Bethe-Salpeter Equation in Xatu

The Bethe-Salpeter Equation (BSE) governs the formation of excitons in semiconductors and insulators. Xatu solves the BSE using localized orbitals and static screened interactions.

BSE Formalism

Starting from the full interacting Hamiltonian projected onto electron-hole pairs:

\[\sum_{v',c',\bm{k}'} H_{vc,v'c'}(\bm{k},\bm{k}',Q) A^Q_{v'c'}(\bm{k}') = E_X A^Q_{vc}(\bm{k})\]

we define the interaction kernel and simplify the problem by transforming into the Hartree-Fock (HF) band basis. This incorporates self-energy corrections into the quasiparticle energies.

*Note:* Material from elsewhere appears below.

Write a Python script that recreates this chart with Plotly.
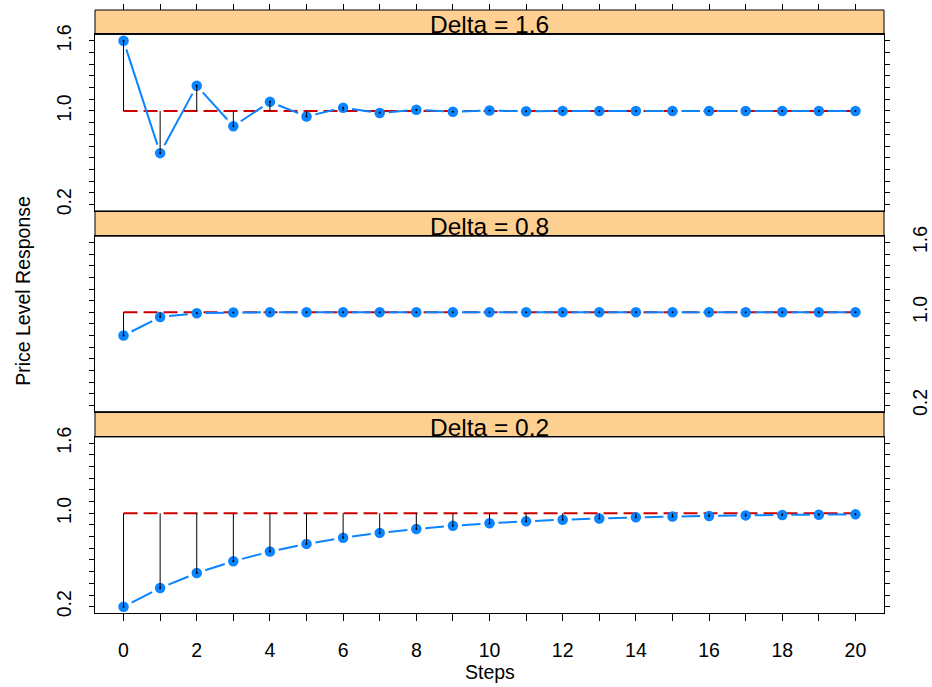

The resulting working form of the BSE solved in Xatu is:

\[\left( \varepsilon_{c,\bm{k+Q}} - \varepsilon_{v,\bm{k}} \right) A^Q_{vc}(\bm{k}) + \sum_{v',c',\bm{k}'} K_{vc,v'c'}(\bm{k}, \bm{k}', Q) A^Q_{v'c'}(\bm{k}') = E_X A^Q_{vc}(\bm{k})\]

where:

• \(\varepsilon_{n,\mathbf{k}}\) are the HF (or DFT/GW) quasiparticle energies

• \(A^{Q}_{vc}(\mathbf{k})\) are the exciton amplitudes

• $ K = -(D - X) $ is the interaction kernel with:

  • $ D $ : direct interaction between electron and hole

  • $ X $ : exchange interaction (optional)

This is the Tamm-Dancoff approximation (TDA) form of the BSE.

Solution Methods

The BSE matrix is constructed and diagonalized using Armadillo linear algebra routines. For large systems, the following methods are available:

• diag: full diagonalization (default)

• davidson: iterative solver for low-lying states

• sparse: Lanczos-based sparse diagonalization

Output includes exciton energies, wavefunctions, real* and reciprocal-space densities, and optical matrix elements.